- **EXERCISE DESCRIPTION**
Repeat the material verbatim. Images are excluded from the copy.

- **RECORDED INFORMATION**
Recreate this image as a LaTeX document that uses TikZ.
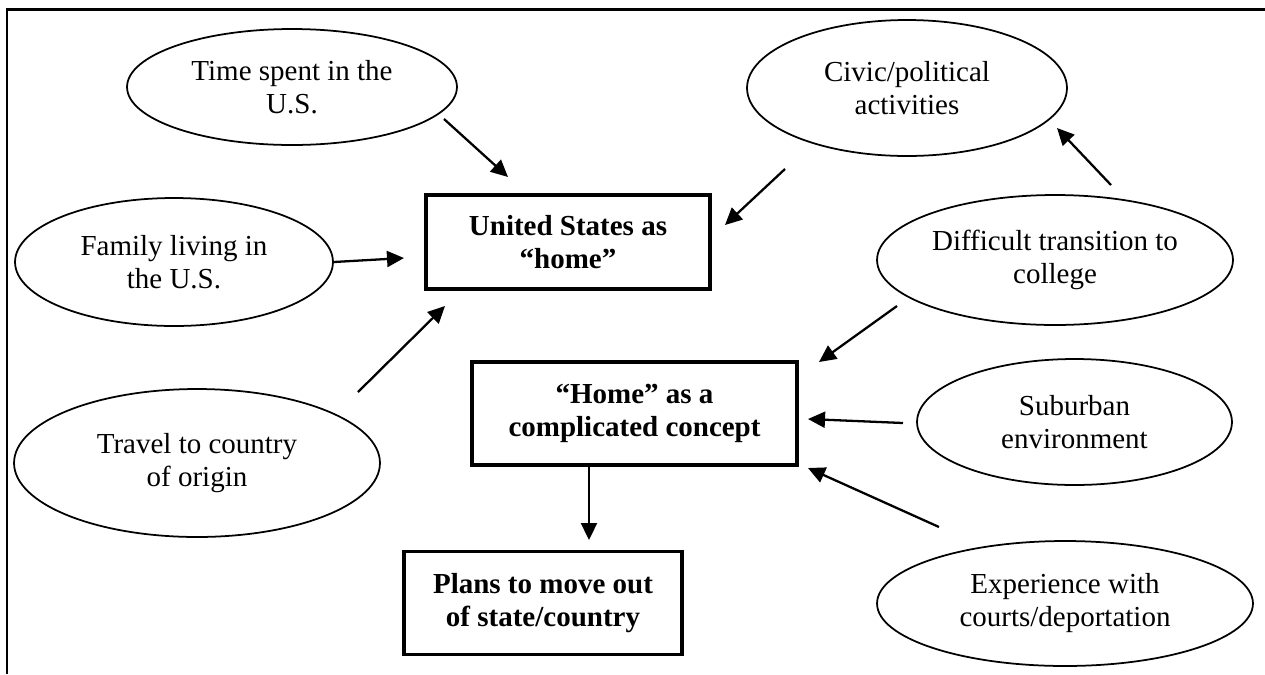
\documentclass[tikz,border=0pt]{standalone}
\usepackage{fontspec}
\setmainfont{Liberation Serif}
\usetikzlibrary{shapes.geometric,arrows.meta}

\begin{document}
\begin{tikzpicture}[x=0.02cm, y=-0.02cm,
    oval/.style = {draw, ellipse, line width=1pt, inner sep=0pt, align=center,
      font=\fontsize{16.5}{18.8}\selectfont},
    box/.style = {draw, rectangle, line width=2pt, inner sep=0pt, align=center,
      font=\bfseries\fontsize{16.5}{18.8}\selectfont},
    arr/.style = {line width=1.3pt, -{Triangle[length=0.34cm, width=0.32cm]}}]
    \useasboundingbox (0,0) rectangle (1265,674);
    \draw[line width=1.7pt] (7,674) -- (7,9) -- (1265,9);
    % boxes
    \node[box, minimum width=5.68cm, minimum height=1.88cm] (1) at (568,242) {United States as\\``home''};
    \node[box, minimum width=6.5cm, minimum height=2.06cm] (2) at (634.5,413.5) {``Home'' as a\\complicated concept};
    \node[box, minimum width=5.56cm, minimum height=2.06cm] (3) at (543,603) {Plans to move out\\of state/country};
    % ovals
    \node[oval, minimum width=6.6cm, minimum height=2.32cm] (4) at (292,87) {Time spent in the\\U.S.};
    \node[oval, minimum width=6.4cm, minimum height=2.72cm] (5) at (907,88) {Civic/political\\activities};
    \node[oval, minimum width=6.36cm, minimum height=2.56cm] (6) at (174,262) {Family living in\\the U.S.};
    \node[oval, minimum width=7.32cm, minimum height=2.96cm] (7) at (197,463) {Travel to country\\of origin};
    \node[oval, minimum width=7.12cm, minimum height=2.6cm] (8) at (1055,260) {Difficult transition to\\college};
    \node[oval, minimum width=6.3cm, minimum height=2.52cm] (9) at (1074.5,422) {Suburban\\environment};
    \node[oval, minimum width=7.52cm, minimum height=2.5cm] (10) at (1065,603.5) {Experience with\\courts/deportation};
    % arrows
    \draw[arr] ([shift={(152,32)}]4.center) -- ([shift={(-60,-65)}]1.center);
    \draw[arr] ([shift={(-122,81)}]5.center) -- ([shift={(157,-17)}]1.center);
    \draw[arr] (6.east) -- ([shift={(-164,16)}]1.center);
    \draw[arr] ([shift={(161,-71)}]7.center) -- ([shift={(-123,64)}]1.center);
    \draw[arr] ([shift={(56,-75)}]8.center) -- ([shift={(150,40)}]5.center);
    \draw[arr] ([shift={(-158,46)}]8.center) -- ([shift={(184.5,-51.5)}]2.center);
    \draw[arr] ([shift={(-171.5,1)}]9.center) -- ([shift={(173.5,5.5)}]2.center);
    \draw[arr] ([shift={(-126,-76.5)}]10.center) -- ([shift={(173.5,54.5)}]2.center);
    \draw[arr] ([shift={(-45.5,51.5)}]2.center) -- ([shift={(46,-63)}]3.center);
\end{tikzpicture}
\end{document}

- **TASK RESPONSE**
Recreate this image as a LaTeX document that uses TikZ.
\documentclass[tikz,border=0pt]{standalone}
\usepackage{fontspec}
\setmainfont{Liberation Serif}
\usetikzlibrary{shapes.geometric,arrows.meta}

\begin{document}
\begin{tikzpicture}[x=0.02cm, y=-0.02cm,
    oval/.style = {draw, ellipse, line width=1pt, inner sep=0pt, align=center,
      font=\fontsize{16.5}{18.8}\selectfont},
    box/.style = {draw, rectangle, line width=2pt, inner sep=0pt, align=center,
      font=\bfseries\fontsize{16.5}{18.8}\selectfont},
    arr/.style = {line width=1.3pt, -{Triangle[length=0.34cm, width=0.32cm]}}]
    \useasboundingbox (0,0) rectangle (1265,674);
    \draw[line width=1.7pt] (7,674) -- (7,9) -- (1265,9);
    % boxes
    \node[box, minimum width=5.68cm, minimum height=1.88cm] (1) at (568,242) {United States as\\``home''};
    \node[box, minimum width=6.5cm, minimum height=2.06cm] (2) at (634.5,413.5) {``Home'' as a\\complicated concept};
    \node[box, minimum width=5.56cm, minimum height=2.06cm] (3) at (543,603) {Plans to move out\\of state/country};
    % ovals
    \node[oval, minimum width=6.6cm, minimum height=2.32cm] (4) at (292,87) {Time spent in the\\U.S.};
    \node[oval, minimum width=6.4cm, minimum height=2.72cm] (5) at (907,88) {Civic/political\\activities};
    \node[oval, minimum width=6.36cm, minimum height=2.56cm] (6) at (174,262) {Family living in\\the U.S.};
    \node[oval, minimum width=7.32cm, minimum height=2.96cm] (7) at (197,463) {Travel to country\\of origin};
    \node[oval, minimum width=7.12cm, minimum height=2.6cm] (8) at (1055,260) {Difficult transition to\\college};
    \node[oval, minimum width=6.3cm, minimum height=2.52cm] (9) at (1074.5,422) {Suburban\\environment};
    \node[oval, minimum width=7.52cm, minimum height=2.5cm] (10) at (1065,603.5) {Experience with\\courts/deportation};
    % arrows
    \draw[arr] ([shift={(152,32)}]4.center) -- ([shift={(-60,-65)}]1.center);
    \draw[arr] ([shift={(-122,81)}]5.center) -- ([shift={(157,-17)}]1.center);
    \draw[arr] (6.east) -- ([shift={(-164,16)}]1.center);
    \draw[arr] ([shift={(161,-71)}]7.center) -- ([shift={(-123,64)}]1.center);
    \draw[arr] ([shift={(56,-75)}]8.center) -- ([shift={(150,40)}]5.center);
    \draw[arr] ([shift={(-158,46)}]8.center) -- ([shift={(184.5,-51.5)}]2.center);
    \draw[arr] ([shift={(-171.5,1)}]9.center) -- ([shift={(173.5,5.5)}]2.center);
    \draw[arr] ([shift={(-126,-76.5)}]10.center) -- ([shift={(173.5,54.5)}]2.center);
    \draw[arr] ([shift={(-45.5,51.5)}]2.center) -- ([shift={(46,-63)}]3.center);
\end{tikzpicture}
\end{document}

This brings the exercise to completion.